▸ Records provided:
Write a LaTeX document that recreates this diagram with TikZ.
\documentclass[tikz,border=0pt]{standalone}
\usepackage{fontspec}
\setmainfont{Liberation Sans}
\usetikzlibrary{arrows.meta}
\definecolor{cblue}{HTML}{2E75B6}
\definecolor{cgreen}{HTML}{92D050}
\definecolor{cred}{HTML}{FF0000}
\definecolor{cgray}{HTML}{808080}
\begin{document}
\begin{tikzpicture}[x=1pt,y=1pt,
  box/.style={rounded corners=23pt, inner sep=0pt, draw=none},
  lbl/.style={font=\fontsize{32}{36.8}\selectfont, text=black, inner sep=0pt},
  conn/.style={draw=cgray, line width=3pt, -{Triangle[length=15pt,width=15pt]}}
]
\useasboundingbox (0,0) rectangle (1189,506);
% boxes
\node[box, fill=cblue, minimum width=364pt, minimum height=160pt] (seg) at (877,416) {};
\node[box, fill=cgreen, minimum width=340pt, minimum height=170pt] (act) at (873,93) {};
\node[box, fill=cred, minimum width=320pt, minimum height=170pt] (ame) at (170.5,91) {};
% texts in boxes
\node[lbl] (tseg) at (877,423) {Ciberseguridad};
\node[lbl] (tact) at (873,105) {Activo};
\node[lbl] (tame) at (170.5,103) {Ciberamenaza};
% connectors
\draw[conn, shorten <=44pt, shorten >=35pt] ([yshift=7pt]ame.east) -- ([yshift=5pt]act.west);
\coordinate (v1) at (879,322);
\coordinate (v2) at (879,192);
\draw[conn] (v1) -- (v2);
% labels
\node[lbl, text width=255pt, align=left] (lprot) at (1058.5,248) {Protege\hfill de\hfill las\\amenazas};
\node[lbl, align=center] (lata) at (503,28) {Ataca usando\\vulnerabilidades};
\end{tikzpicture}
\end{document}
==
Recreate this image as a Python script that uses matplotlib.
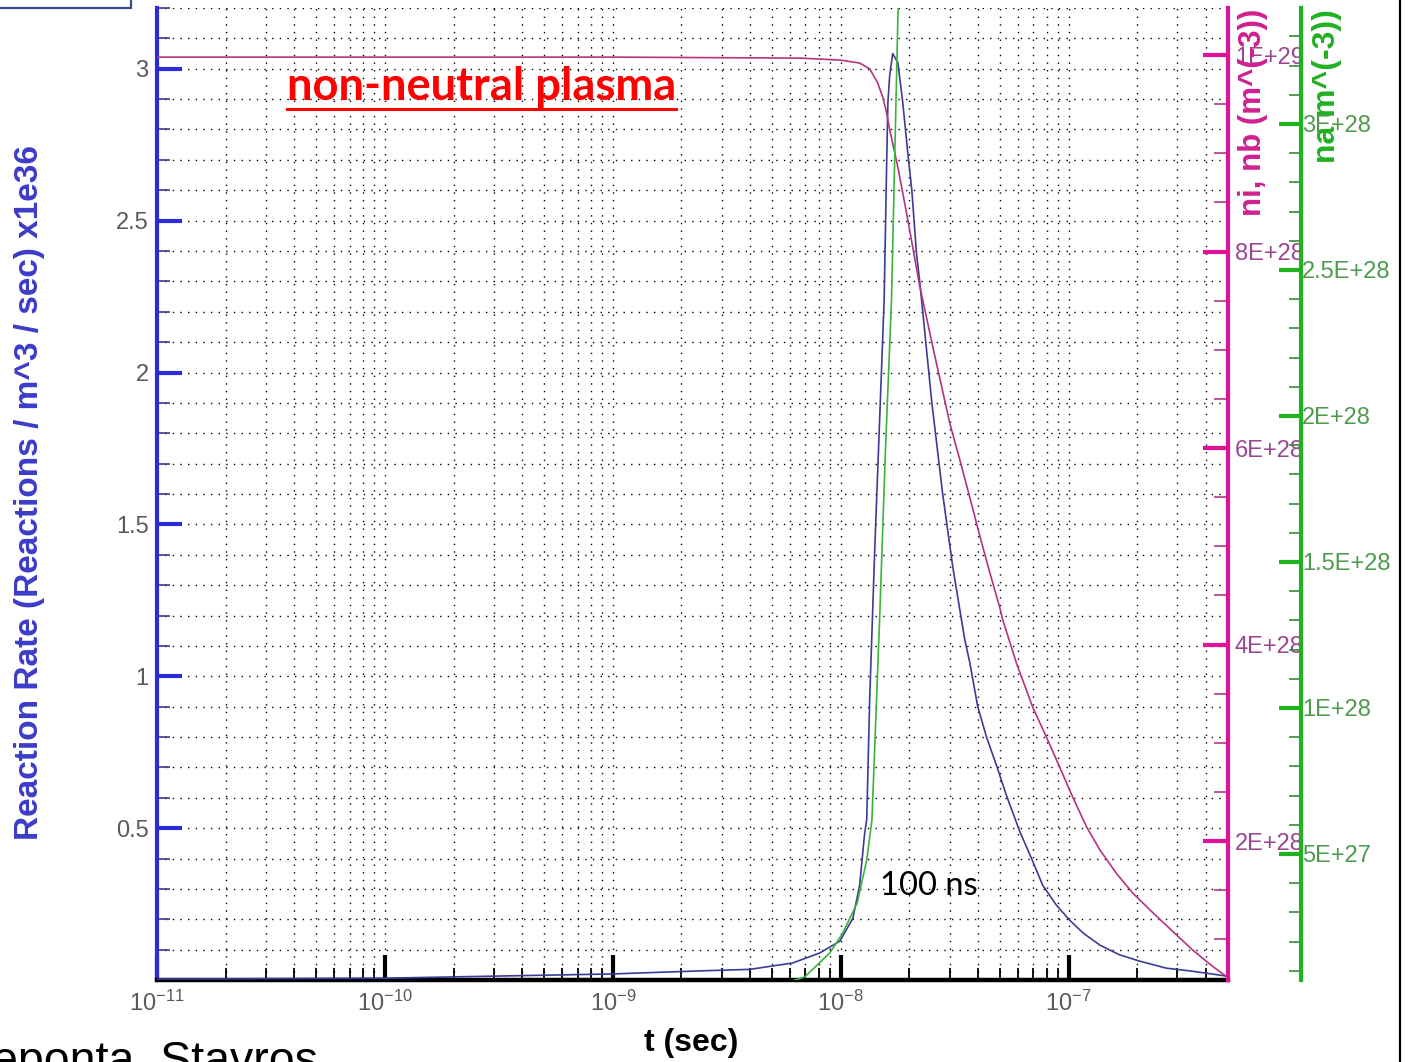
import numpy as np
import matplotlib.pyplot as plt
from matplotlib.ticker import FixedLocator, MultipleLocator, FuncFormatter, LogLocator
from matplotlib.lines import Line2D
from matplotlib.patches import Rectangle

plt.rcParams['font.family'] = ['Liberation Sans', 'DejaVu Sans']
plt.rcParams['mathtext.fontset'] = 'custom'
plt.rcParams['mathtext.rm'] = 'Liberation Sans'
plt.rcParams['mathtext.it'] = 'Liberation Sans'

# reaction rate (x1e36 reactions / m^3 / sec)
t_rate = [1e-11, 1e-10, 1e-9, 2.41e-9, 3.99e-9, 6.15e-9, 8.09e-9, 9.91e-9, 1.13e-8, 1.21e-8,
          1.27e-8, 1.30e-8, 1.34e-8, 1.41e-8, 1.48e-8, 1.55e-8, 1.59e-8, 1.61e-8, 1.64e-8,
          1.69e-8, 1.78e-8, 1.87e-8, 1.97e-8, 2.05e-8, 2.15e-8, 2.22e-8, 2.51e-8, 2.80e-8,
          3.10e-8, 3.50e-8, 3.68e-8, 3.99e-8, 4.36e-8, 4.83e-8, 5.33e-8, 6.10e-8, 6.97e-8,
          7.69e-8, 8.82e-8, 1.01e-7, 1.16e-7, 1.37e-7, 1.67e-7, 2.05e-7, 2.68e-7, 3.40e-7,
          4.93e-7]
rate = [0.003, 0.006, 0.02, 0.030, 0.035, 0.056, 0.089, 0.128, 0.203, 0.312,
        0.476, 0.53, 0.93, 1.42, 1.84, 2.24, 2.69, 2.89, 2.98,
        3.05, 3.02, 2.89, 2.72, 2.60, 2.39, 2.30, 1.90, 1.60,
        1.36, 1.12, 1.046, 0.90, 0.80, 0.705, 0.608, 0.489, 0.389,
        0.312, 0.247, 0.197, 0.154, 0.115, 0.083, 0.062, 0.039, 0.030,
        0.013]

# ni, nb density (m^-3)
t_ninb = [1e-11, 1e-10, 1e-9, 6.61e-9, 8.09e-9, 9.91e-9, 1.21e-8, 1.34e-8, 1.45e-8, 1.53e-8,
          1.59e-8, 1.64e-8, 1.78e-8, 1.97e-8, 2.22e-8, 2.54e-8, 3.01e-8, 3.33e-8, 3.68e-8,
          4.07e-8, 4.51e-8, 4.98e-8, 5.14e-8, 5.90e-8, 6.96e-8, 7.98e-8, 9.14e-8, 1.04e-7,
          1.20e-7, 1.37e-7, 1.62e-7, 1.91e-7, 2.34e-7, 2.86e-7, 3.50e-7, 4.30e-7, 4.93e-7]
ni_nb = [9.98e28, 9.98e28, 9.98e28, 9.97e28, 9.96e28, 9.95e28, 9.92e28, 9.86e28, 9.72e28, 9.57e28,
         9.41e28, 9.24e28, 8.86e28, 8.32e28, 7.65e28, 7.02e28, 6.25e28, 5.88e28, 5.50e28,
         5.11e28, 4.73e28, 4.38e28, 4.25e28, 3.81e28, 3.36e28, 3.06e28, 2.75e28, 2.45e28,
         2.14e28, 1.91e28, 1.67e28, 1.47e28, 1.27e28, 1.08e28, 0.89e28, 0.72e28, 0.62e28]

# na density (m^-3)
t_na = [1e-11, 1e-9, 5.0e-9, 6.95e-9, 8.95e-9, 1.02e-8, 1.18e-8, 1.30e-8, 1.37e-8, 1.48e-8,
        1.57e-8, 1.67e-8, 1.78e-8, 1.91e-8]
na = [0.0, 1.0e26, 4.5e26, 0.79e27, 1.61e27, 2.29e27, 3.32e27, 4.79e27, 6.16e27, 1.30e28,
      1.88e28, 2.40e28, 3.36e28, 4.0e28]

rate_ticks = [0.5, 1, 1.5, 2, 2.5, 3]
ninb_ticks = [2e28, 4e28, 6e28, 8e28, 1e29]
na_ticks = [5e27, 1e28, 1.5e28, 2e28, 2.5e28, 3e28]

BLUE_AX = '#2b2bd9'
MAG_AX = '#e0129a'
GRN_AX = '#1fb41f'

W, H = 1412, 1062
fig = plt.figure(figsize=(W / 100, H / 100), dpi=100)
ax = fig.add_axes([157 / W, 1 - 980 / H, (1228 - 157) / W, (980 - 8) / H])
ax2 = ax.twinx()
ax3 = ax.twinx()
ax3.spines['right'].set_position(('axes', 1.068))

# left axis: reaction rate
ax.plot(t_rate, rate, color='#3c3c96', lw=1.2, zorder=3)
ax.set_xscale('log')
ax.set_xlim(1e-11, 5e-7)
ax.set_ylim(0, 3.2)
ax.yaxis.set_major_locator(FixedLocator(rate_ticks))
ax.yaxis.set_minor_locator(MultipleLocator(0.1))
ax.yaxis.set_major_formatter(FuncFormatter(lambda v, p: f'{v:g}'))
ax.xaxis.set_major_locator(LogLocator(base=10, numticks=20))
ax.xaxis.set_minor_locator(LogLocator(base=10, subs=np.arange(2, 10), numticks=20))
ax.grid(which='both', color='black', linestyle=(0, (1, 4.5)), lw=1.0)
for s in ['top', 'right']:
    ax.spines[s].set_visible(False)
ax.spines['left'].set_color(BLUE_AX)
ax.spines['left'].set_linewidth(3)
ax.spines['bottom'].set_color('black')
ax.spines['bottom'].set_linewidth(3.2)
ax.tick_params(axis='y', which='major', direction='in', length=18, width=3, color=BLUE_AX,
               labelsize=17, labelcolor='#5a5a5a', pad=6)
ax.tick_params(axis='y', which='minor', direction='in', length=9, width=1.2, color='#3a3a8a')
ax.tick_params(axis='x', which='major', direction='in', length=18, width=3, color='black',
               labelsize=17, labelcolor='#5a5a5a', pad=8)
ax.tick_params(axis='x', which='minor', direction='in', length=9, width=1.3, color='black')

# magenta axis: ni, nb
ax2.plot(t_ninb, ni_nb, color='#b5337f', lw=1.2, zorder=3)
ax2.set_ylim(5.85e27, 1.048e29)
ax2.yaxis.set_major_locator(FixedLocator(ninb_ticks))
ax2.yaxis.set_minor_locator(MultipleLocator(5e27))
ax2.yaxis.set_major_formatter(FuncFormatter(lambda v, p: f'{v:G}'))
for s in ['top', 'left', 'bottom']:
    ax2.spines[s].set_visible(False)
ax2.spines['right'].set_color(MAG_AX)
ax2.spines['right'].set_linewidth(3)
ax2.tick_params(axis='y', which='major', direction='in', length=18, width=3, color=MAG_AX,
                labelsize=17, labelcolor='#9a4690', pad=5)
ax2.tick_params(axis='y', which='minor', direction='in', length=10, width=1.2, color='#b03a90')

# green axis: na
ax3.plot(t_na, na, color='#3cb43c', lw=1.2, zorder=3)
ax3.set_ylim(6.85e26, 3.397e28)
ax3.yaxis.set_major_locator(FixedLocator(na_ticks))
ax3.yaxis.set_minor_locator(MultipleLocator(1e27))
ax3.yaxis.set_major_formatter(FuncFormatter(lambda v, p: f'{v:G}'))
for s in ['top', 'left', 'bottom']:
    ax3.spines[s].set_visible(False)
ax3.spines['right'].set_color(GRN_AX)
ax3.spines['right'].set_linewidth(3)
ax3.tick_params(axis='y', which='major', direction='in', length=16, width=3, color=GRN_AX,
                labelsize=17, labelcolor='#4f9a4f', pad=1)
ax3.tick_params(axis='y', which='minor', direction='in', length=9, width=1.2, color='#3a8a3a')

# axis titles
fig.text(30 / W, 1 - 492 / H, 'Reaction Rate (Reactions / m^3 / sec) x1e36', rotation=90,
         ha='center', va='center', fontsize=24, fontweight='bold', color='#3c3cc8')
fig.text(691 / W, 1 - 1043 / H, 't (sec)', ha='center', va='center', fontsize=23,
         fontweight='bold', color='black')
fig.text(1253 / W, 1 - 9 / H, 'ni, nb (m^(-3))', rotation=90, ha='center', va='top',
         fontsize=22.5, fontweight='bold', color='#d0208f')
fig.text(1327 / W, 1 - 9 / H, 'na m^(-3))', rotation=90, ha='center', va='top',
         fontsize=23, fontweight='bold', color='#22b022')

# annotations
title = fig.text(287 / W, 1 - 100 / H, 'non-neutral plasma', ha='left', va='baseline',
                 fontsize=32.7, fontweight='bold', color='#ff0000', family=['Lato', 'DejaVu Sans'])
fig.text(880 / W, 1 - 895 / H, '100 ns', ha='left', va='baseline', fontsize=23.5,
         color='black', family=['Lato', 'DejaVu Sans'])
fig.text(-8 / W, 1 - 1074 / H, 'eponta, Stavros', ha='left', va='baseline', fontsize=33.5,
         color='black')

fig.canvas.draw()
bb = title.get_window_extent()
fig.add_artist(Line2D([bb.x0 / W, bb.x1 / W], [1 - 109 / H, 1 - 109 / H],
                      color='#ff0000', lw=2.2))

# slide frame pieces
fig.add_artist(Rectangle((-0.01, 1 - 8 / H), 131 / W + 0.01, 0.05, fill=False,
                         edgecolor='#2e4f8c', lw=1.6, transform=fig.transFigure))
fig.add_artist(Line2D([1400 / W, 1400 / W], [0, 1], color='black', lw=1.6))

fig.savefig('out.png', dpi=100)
---
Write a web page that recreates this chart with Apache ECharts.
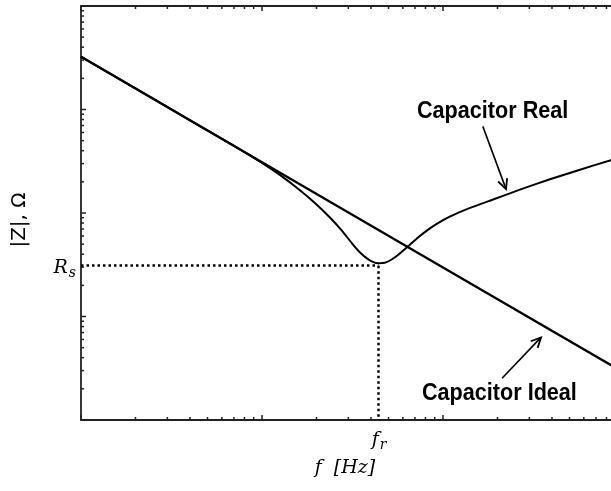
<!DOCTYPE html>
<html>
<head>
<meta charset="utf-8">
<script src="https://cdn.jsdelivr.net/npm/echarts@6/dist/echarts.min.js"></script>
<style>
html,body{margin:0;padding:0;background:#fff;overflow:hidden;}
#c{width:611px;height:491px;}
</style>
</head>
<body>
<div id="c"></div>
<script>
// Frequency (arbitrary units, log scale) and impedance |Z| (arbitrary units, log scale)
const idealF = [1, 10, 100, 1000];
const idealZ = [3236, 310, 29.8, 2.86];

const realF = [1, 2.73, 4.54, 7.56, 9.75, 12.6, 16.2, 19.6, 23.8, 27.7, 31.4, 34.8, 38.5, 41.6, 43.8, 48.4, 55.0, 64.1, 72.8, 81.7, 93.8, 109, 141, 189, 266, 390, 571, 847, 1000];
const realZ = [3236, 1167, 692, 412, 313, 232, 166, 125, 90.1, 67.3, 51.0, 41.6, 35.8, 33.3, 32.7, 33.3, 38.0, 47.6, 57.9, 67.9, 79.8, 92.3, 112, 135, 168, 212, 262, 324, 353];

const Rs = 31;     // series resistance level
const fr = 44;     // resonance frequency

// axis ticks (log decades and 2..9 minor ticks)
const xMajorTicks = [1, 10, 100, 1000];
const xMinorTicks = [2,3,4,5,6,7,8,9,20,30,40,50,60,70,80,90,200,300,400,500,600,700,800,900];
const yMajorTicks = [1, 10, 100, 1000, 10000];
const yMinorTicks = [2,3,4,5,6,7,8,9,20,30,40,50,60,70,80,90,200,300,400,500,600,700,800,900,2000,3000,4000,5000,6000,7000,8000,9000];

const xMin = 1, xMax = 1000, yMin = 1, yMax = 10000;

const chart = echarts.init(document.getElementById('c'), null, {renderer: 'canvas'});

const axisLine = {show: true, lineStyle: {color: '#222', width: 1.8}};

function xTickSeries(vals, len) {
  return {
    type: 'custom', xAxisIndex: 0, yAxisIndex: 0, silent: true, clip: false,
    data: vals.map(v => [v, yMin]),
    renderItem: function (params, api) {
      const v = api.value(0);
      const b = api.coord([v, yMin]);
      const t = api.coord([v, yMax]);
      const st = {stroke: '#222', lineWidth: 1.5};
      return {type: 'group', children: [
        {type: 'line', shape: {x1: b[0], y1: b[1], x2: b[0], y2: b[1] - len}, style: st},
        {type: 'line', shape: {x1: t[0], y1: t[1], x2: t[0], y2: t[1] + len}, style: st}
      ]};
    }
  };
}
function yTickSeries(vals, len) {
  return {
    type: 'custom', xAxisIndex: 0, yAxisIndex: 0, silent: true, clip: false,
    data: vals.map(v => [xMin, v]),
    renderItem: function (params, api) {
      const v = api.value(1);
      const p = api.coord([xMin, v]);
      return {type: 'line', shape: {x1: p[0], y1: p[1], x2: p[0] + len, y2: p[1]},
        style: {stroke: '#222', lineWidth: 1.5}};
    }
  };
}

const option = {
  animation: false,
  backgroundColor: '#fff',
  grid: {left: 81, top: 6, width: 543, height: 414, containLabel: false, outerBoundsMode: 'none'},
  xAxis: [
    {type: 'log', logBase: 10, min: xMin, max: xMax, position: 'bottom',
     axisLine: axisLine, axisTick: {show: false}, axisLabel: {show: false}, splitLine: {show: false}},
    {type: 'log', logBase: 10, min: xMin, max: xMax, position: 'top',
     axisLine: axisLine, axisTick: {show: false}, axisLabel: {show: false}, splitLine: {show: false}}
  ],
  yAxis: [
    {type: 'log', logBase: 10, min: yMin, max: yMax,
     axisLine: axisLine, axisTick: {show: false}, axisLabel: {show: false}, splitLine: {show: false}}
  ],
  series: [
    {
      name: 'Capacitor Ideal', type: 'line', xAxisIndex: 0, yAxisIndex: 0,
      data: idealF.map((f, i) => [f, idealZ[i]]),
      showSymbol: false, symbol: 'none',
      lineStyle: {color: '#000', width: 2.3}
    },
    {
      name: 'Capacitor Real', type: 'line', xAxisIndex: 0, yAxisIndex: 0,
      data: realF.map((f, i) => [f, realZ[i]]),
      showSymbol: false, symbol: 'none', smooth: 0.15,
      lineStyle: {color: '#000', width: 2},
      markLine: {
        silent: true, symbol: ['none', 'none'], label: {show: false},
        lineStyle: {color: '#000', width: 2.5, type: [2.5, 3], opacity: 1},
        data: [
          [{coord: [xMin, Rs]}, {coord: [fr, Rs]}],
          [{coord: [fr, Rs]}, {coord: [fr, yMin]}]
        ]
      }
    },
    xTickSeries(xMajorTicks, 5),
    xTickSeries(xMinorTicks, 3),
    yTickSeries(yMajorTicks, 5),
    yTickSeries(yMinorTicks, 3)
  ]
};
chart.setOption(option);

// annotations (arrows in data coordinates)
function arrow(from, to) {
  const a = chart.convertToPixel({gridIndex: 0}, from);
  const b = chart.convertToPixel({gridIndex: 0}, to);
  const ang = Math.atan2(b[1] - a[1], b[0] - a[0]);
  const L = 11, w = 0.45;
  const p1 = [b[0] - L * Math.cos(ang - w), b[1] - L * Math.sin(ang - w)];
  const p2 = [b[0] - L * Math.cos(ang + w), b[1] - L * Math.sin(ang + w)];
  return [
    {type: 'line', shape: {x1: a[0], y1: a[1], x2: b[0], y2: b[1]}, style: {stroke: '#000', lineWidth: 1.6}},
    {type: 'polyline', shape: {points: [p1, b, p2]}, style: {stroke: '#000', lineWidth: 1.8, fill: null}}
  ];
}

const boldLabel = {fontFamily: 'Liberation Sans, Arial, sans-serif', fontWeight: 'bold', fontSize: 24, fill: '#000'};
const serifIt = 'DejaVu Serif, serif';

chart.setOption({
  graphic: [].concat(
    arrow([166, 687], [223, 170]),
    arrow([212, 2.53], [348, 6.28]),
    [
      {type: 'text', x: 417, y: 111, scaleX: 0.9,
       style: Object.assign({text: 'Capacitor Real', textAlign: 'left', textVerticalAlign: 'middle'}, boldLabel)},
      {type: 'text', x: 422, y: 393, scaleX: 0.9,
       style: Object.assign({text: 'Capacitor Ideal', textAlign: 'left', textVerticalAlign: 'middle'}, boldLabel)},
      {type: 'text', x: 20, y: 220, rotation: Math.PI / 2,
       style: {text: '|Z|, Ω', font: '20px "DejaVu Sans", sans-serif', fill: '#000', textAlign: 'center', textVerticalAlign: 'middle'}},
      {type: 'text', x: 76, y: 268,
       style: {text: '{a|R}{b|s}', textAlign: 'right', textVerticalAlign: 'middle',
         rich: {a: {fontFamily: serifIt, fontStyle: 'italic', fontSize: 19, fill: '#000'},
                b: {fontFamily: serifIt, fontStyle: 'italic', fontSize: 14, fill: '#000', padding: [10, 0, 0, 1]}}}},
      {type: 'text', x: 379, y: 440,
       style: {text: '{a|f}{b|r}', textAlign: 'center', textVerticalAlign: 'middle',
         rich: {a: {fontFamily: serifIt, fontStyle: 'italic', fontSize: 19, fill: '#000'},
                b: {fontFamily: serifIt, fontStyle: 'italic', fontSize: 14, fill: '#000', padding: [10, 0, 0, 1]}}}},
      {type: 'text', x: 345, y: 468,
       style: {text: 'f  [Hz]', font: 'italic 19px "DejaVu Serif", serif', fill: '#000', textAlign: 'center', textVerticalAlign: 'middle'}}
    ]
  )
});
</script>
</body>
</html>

▸ Aim of the task: Copy exactly, and copy only, the lines from the one with "Write a web" to the one with "const fr = 44;", ends included. Pictures are not part of the copy.

▸ The completed task:
Write a web page that recreates this chart with Apache ECharts.
<!DOCTYPE html>
<html>
<head>
<meta charset="utf-8">
<script src="https://cdn.jsdelivr.net/npm/echarts@6/dist/echarts.min.js"></script>
<style>
html,body{margin:0;padding:0;background:#fff;overflow:hidden;}
#c{width:611px;height:491px;}
</style>
</head>
<body>
<div id="c"></div>
<script>
// Frequency (arbitrary units, log scale) and impedance |Z| (arbitrary units, log scale)
const idealF = [1, 10, 100, 1000];
const idealZ = [3236, 310, 29.8, 2.86];

const realF = [1, 2.73, 4.54, 7.56, 9.75, 12.6, 16.2, 19.6, 23.8, 27.7, 31.4, 34.8, 38.5, 41.6, 43.8, 48.4, 55.0, 64.1, 72.8, 81.7, 93.8, 109, 141, 189, 266, 390, 571, 847, 1000];
const realZ = [3236, 1167, 692, 412, 313, 232, 166, 125, 90.1, 67.3, 51.0, 41.6, 35.8, 33.3, 32.7, 33.3, 38.0, 47.6, 57.9, 67.9, 79.8, 92.3, 112, 135, 168, 212, 262, 324, 353];

const Rs = 31;     // series resistance level
const fr = 44;     // resonance frequency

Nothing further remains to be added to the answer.